_Objective:_
Locate all lines with the word "that" and copy them out.

(Records excerpted from a collection)
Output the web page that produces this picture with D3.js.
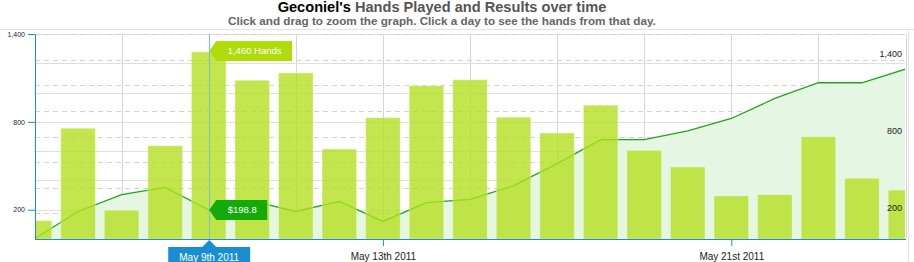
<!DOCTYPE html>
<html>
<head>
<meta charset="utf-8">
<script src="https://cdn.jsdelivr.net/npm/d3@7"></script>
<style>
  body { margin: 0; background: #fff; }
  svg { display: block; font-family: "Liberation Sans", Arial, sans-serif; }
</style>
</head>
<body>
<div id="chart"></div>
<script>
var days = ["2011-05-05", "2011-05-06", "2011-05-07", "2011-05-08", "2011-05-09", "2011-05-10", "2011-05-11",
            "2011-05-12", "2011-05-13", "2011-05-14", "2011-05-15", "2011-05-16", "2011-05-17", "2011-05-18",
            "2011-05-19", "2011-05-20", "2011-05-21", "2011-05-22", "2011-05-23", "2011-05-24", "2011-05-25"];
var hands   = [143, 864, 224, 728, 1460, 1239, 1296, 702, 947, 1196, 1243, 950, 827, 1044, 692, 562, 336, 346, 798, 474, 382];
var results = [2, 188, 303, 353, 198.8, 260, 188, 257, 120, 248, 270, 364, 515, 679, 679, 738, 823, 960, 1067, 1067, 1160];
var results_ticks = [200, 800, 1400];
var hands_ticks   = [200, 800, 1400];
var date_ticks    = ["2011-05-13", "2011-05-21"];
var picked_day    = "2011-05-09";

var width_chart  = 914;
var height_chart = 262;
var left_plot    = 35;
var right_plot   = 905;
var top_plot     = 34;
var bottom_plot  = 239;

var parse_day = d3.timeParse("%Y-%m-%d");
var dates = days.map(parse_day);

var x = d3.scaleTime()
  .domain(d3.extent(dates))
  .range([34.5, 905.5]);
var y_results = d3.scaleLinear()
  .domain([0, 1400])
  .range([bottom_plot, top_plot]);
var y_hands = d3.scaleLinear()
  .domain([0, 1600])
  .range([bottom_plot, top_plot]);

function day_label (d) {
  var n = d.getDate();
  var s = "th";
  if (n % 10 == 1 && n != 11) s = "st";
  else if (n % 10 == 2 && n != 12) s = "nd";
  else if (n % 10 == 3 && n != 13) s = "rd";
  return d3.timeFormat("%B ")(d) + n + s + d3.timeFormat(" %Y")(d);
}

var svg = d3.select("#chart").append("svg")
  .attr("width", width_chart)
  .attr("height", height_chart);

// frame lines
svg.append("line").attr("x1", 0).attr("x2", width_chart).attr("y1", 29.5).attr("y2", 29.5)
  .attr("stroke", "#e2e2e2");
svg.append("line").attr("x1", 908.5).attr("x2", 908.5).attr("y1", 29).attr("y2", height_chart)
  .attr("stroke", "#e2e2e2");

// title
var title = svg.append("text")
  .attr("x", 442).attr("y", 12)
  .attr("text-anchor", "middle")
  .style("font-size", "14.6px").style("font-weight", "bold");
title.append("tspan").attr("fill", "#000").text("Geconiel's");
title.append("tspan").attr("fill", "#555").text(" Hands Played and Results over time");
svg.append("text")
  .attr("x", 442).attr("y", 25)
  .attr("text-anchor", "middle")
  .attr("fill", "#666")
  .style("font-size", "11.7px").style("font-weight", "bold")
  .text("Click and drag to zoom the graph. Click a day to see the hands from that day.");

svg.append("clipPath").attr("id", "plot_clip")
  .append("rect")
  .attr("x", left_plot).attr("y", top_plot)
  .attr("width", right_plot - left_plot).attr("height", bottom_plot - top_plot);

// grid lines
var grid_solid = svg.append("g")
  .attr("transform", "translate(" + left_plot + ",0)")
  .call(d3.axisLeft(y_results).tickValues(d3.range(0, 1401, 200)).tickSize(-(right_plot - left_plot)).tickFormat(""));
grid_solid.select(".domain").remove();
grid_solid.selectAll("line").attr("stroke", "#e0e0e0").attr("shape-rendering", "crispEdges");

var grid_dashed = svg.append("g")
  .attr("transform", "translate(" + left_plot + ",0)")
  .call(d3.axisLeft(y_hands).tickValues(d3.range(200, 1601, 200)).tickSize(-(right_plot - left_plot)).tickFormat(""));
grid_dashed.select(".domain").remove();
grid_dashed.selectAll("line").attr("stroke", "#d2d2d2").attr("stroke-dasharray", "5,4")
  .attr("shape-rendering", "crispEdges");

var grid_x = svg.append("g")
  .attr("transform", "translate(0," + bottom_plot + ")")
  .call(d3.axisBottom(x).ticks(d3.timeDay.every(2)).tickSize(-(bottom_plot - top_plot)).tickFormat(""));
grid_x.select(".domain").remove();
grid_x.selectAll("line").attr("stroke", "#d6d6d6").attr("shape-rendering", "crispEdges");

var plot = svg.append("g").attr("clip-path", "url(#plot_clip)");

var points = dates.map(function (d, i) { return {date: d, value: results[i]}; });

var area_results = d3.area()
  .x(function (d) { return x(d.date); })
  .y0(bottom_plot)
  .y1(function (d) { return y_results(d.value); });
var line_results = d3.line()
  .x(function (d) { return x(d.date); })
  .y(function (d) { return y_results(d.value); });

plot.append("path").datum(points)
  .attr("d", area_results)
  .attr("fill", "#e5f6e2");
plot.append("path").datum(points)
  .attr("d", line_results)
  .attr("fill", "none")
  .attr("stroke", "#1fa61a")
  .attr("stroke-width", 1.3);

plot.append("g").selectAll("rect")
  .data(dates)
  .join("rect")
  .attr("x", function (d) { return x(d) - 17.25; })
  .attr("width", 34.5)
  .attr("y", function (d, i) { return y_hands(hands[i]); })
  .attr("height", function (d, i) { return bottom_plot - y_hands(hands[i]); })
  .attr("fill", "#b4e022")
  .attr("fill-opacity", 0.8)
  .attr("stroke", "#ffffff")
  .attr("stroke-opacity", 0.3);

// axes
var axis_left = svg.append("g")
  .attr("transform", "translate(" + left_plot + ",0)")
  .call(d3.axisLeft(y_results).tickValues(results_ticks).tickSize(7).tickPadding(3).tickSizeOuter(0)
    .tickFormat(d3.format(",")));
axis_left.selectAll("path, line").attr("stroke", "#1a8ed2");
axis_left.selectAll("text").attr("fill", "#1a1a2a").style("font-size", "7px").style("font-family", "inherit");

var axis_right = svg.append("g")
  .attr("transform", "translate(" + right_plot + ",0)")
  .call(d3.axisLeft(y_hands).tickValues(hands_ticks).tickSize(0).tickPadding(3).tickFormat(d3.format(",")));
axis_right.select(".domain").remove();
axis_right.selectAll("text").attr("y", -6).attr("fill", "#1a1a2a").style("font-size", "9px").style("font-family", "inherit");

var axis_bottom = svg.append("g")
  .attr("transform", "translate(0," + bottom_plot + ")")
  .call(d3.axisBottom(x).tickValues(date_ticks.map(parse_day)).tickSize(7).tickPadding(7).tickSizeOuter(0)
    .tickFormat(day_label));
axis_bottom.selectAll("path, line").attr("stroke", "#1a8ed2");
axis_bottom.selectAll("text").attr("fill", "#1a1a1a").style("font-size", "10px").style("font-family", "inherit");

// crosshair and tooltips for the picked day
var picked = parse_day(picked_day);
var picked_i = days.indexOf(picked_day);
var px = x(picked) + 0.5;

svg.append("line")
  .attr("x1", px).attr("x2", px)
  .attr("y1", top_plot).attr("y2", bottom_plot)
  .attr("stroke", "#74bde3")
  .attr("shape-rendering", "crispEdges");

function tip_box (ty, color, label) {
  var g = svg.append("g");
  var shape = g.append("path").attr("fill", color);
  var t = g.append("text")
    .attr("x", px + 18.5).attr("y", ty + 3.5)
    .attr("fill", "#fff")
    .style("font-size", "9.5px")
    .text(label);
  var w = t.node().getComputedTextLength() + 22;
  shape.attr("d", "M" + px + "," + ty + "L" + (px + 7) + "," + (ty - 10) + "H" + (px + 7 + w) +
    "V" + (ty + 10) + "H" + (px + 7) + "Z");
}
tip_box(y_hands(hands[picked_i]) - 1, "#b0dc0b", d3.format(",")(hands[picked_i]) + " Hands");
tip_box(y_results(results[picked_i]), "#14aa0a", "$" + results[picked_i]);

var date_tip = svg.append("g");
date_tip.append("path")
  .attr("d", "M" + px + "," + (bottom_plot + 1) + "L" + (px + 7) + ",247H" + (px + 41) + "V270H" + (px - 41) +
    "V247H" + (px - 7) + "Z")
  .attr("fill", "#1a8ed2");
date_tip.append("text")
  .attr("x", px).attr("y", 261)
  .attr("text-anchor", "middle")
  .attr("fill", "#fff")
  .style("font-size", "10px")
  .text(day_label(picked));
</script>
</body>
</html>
* * *
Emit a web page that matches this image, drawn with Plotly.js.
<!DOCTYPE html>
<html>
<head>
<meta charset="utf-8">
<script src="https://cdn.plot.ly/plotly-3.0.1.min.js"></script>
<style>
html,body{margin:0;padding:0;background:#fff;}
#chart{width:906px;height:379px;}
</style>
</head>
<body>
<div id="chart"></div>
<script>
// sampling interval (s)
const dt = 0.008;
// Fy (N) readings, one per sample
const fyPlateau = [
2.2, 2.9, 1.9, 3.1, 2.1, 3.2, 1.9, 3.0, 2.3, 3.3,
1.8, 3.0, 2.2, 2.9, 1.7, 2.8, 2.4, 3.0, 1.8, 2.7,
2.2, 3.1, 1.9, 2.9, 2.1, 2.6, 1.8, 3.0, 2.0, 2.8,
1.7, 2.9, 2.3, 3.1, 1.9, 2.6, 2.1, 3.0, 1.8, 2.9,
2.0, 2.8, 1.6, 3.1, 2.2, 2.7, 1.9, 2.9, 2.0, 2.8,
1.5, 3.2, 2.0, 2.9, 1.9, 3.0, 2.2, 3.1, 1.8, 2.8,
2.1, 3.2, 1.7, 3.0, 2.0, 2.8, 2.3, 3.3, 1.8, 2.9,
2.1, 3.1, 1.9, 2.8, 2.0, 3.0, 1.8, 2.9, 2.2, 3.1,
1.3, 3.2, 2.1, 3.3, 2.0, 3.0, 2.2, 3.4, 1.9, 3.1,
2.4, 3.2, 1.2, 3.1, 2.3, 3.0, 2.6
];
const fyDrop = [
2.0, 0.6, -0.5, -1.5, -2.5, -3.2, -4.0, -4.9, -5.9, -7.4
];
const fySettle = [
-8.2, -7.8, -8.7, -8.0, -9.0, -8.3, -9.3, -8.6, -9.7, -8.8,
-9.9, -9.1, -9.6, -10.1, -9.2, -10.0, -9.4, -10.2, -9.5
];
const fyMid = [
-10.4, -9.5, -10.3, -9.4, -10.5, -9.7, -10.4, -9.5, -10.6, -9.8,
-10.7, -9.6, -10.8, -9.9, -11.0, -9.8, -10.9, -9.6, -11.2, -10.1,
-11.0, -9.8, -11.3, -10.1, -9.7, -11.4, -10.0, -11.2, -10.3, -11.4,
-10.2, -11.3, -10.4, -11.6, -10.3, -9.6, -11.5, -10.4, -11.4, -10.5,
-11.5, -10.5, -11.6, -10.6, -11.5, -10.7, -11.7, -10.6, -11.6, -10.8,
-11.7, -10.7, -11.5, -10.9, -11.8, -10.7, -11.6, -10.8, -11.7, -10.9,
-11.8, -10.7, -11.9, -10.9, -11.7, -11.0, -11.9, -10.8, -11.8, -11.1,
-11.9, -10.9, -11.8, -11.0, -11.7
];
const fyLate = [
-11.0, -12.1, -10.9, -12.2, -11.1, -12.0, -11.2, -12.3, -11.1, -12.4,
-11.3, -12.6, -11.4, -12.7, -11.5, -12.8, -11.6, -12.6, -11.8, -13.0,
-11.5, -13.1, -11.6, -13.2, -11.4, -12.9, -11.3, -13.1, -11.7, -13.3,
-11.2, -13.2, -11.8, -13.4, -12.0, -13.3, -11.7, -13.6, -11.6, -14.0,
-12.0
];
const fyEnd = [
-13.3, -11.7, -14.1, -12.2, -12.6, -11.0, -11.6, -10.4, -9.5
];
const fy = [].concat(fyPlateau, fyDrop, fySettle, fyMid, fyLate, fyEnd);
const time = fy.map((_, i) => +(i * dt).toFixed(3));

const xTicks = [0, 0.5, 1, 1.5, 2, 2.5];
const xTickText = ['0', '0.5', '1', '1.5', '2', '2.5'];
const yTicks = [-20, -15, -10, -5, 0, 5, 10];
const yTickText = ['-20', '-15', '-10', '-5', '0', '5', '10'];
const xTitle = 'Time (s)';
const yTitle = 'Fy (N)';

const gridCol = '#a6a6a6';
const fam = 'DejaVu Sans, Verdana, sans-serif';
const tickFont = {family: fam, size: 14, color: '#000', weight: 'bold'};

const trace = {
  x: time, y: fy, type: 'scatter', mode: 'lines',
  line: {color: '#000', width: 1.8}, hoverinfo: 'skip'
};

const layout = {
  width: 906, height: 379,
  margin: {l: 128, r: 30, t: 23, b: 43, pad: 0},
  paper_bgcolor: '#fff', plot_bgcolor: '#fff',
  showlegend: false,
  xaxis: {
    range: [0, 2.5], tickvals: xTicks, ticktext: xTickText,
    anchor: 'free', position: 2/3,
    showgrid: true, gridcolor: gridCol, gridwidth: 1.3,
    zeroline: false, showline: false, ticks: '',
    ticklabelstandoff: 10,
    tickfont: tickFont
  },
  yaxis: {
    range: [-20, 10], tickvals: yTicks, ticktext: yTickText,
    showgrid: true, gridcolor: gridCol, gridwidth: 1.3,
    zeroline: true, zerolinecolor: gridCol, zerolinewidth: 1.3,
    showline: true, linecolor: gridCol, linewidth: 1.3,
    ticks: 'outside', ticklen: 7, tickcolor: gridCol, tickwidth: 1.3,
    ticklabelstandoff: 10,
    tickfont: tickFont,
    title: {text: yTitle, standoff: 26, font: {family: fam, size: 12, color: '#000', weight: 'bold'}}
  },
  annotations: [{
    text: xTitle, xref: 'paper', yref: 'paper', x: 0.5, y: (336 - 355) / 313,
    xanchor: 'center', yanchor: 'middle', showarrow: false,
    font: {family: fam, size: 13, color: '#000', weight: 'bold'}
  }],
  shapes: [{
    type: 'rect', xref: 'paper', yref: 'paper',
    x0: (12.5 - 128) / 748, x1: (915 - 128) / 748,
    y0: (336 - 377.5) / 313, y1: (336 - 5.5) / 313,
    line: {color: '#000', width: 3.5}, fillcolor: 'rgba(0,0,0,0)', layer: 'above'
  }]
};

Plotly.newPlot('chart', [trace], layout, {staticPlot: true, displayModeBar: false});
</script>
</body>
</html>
==
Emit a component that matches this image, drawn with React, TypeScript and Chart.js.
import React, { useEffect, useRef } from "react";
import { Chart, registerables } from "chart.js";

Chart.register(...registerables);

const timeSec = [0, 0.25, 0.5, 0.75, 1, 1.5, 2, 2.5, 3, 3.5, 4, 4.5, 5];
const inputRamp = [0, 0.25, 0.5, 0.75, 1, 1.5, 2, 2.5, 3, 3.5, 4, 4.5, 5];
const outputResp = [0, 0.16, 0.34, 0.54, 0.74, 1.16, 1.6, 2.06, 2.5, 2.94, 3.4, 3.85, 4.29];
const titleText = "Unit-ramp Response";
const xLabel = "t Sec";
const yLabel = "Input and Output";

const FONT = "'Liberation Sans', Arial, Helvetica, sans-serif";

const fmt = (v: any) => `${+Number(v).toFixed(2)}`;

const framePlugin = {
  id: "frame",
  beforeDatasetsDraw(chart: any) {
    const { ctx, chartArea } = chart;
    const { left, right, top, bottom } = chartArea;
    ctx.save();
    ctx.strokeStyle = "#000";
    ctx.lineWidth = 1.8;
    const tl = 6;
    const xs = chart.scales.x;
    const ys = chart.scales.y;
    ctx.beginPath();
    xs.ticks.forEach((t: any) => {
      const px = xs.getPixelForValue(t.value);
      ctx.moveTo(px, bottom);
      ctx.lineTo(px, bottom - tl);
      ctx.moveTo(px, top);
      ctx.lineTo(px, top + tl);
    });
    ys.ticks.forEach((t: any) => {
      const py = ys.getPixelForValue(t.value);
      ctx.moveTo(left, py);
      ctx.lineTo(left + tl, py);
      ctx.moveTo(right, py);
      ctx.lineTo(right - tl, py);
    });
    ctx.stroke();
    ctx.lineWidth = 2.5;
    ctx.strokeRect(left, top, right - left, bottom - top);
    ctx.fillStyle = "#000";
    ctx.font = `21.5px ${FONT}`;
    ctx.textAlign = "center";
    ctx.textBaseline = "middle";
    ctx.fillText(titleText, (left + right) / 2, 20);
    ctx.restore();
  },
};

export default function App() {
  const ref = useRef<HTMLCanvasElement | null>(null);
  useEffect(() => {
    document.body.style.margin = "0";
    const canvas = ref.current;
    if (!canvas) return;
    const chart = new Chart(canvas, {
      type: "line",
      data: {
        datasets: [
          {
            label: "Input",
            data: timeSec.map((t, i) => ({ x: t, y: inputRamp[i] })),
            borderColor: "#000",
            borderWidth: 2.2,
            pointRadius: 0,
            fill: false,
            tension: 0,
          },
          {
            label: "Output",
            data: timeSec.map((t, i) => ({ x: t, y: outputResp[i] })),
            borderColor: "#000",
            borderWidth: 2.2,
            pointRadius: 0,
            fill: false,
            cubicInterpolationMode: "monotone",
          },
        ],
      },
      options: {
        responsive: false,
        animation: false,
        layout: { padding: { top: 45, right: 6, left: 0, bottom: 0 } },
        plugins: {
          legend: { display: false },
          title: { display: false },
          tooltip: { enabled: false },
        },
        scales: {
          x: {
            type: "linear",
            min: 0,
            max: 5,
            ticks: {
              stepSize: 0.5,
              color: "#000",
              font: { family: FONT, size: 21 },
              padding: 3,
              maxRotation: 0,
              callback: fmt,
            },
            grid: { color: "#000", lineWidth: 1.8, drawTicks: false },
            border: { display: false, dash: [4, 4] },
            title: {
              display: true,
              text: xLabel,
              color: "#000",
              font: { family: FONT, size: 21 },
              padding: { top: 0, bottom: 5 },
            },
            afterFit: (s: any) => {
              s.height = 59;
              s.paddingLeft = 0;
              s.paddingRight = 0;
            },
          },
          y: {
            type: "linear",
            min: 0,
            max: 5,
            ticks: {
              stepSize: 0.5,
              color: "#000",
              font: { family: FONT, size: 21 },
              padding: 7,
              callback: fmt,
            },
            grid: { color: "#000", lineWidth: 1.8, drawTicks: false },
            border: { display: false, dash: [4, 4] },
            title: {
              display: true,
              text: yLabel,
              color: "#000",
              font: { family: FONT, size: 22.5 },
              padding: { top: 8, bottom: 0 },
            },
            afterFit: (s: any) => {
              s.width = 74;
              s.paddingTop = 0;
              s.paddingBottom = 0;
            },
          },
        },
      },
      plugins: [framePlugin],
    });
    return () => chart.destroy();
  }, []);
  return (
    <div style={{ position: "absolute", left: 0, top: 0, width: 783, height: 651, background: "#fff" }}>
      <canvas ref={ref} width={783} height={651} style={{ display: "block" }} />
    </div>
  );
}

_Answer below:_
Output the web page that produces this picture with D3.js.
  .text("Click and drag to zoom the graph. Click a day to see the hands from that day.");
Emit a web page that matches this image, drawn with Plotly.js.
Emit a component that matches this image, drawn with React, TypeScript and Chart.js.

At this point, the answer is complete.